Is Reality TV Dead?

One of the lessons I’ve learned during my time as a Film major that reality television surged in popularity because of how relatively inexpensive it was to make compared to scripted shows. I remembered discussing the target demographics and the history of these shows.

And now it looks like it may be dying out.

According to Bloomberg, viewership for reality TV is dropping while streaming websites such as Netflix and Amazon Prime are opting for more original scripted shows and dumping reality shows. You could make the argument that it’s because reality shows inherently have a short shelf life but the fact they are opting to spending more money on scripted shows is what made me raise an eyebrow.

Now I honestly don’t believe reality TV will completely die out. Contrary to some conventional thoughts reality TV has been around since the 1970s with one of the shows being An American Family that revolved around a real family. The fascination with other people’s lives, be it the upper class of The Kardashians or the lower to middle class of Honey Boo Boo, will never leave completely leave our society. I do however believe that it won’t dominate the pop culture scene and people are losing interest as scripted shows are easily accessible in terms of money and time.

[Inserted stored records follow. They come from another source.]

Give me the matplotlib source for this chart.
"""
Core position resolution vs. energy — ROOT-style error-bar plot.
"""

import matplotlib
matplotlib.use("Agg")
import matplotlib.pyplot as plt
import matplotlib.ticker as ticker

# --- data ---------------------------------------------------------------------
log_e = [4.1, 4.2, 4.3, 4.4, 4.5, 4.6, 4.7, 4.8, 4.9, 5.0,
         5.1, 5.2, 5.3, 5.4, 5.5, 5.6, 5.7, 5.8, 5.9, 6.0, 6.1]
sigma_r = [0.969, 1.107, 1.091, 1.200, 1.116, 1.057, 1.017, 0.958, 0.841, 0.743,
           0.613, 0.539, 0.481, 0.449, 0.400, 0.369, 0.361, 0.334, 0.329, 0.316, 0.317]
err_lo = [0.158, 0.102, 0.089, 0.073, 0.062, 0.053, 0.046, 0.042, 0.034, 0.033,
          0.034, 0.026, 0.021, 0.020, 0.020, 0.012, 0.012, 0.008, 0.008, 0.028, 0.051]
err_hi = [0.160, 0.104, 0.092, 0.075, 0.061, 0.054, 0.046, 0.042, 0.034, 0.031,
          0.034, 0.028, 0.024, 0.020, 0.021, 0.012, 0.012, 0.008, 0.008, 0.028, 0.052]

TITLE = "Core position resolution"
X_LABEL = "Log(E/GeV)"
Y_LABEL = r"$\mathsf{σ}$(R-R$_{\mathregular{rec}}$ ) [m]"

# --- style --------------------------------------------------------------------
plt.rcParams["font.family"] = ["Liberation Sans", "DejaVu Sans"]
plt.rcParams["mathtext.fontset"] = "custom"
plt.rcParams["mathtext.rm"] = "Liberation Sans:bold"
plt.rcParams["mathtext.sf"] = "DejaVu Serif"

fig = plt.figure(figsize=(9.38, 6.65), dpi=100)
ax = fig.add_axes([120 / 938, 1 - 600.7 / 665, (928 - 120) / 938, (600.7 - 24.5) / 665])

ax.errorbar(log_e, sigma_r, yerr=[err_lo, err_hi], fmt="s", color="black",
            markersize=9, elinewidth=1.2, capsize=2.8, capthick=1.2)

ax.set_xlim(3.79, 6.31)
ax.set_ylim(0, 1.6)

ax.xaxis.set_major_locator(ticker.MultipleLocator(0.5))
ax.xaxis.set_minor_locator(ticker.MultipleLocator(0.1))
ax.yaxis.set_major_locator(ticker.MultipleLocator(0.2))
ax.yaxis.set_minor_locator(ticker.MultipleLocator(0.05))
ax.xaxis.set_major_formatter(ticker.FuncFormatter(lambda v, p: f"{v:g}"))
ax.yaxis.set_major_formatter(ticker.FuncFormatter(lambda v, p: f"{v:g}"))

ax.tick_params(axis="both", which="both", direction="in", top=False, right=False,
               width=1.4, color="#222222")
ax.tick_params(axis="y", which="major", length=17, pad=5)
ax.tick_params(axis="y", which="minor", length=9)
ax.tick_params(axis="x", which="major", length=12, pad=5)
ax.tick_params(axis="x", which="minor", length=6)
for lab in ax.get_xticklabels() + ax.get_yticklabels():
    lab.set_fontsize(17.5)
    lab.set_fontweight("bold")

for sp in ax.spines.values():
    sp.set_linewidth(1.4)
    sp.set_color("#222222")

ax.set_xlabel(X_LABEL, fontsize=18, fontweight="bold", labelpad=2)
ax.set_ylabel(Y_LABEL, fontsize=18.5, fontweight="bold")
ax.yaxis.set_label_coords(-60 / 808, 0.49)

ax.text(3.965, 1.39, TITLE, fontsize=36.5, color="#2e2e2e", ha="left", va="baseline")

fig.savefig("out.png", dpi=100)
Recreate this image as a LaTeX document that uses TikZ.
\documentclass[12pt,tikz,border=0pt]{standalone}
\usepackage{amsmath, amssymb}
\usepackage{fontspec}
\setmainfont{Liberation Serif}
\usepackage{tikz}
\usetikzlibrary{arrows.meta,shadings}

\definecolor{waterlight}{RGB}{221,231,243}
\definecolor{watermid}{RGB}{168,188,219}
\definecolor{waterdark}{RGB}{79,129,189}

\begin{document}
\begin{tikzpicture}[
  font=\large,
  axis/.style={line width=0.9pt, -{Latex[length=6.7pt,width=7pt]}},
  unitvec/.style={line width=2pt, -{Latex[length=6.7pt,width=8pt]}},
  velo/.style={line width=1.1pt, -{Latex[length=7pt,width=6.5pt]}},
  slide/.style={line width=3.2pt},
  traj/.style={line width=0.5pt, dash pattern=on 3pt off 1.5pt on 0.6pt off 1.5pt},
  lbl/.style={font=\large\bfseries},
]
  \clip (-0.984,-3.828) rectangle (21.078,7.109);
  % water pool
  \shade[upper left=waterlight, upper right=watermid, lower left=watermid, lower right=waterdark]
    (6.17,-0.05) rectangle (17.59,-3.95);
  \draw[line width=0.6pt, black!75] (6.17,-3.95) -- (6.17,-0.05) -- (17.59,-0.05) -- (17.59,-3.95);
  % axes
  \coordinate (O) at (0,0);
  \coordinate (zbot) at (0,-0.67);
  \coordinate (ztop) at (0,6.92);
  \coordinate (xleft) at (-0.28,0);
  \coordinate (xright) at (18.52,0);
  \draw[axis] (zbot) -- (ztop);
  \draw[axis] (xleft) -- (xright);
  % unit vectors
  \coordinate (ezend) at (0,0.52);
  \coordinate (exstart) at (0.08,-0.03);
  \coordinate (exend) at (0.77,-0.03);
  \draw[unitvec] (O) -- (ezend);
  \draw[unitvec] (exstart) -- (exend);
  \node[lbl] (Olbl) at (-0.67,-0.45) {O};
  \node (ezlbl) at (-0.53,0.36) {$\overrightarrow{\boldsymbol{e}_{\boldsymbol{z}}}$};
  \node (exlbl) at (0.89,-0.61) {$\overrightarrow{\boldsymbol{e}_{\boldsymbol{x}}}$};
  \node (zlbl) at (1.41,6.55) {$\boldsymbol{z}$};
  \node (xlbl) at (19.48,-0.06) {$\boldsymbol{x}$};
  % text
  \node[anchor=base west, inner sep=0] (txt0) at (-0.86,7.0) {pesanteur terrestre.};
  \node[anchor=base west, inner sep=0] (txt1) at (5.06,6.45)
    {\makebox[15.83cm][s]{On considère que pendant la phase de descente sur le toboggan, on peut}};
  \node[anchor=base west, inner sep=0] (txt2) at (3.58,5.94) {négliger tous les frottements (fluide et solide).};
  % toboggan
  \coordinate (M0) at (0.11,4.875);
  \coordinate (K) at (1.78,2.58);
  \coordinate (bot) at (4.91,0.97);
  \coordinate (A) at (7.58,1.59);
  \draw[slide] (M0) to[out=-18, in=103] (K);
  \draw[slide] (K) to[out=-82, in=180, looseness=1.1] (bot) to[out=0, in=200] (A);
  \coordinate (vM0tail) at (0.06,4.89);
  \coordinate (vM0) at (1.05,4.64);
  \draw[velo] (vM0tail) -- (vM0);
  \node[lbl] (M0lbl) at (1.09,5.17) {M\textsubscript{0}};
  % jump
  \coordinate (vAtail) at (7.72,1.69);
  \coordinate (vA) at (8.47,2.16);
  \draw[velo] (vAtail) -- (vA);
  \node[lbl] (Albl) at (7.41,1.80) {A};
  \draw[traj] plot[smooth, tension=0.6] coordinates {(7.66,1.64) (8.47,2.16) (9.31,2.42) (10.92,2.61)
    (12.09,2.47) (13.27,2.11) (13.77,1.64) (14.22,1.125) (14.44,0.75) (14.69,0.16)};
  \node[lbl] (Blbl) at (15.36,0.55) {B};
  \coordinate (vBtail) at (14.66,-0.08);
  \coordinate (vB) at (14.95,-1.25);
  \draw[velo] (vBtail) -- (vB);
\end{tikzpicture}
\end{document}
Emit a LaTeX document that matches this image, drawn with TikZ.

If anything, it won’t be considered the guaranteed money maker that it once was in the 2000s.

So the next question is can reality TV be saved? (Some would ask if it should even be saved)

What can change is going back to the core idea of An American Family and even the first season of The Real World and return to a more documentary type lifestyle. Reality TV was novel because it (seemed) to be real and the people were not the polished and primped celebrities but real people with real issues. For some, the genre has slowly turned towards becoming a jumping board into fame and creating situations for drama that it almost seems like a farce to call it reality. It has become a brand rather than a true look into people’s lives.

This could also save reality TV from a shorter shelf life. If presented as a moment of recorded history for future generations or be unflinching in its honest presentation of people and events like other documentaries perhaps the value would rise.

Or maybe we should treat them like vlogs. Just have a camera and a person recording themselves and go on with out lives.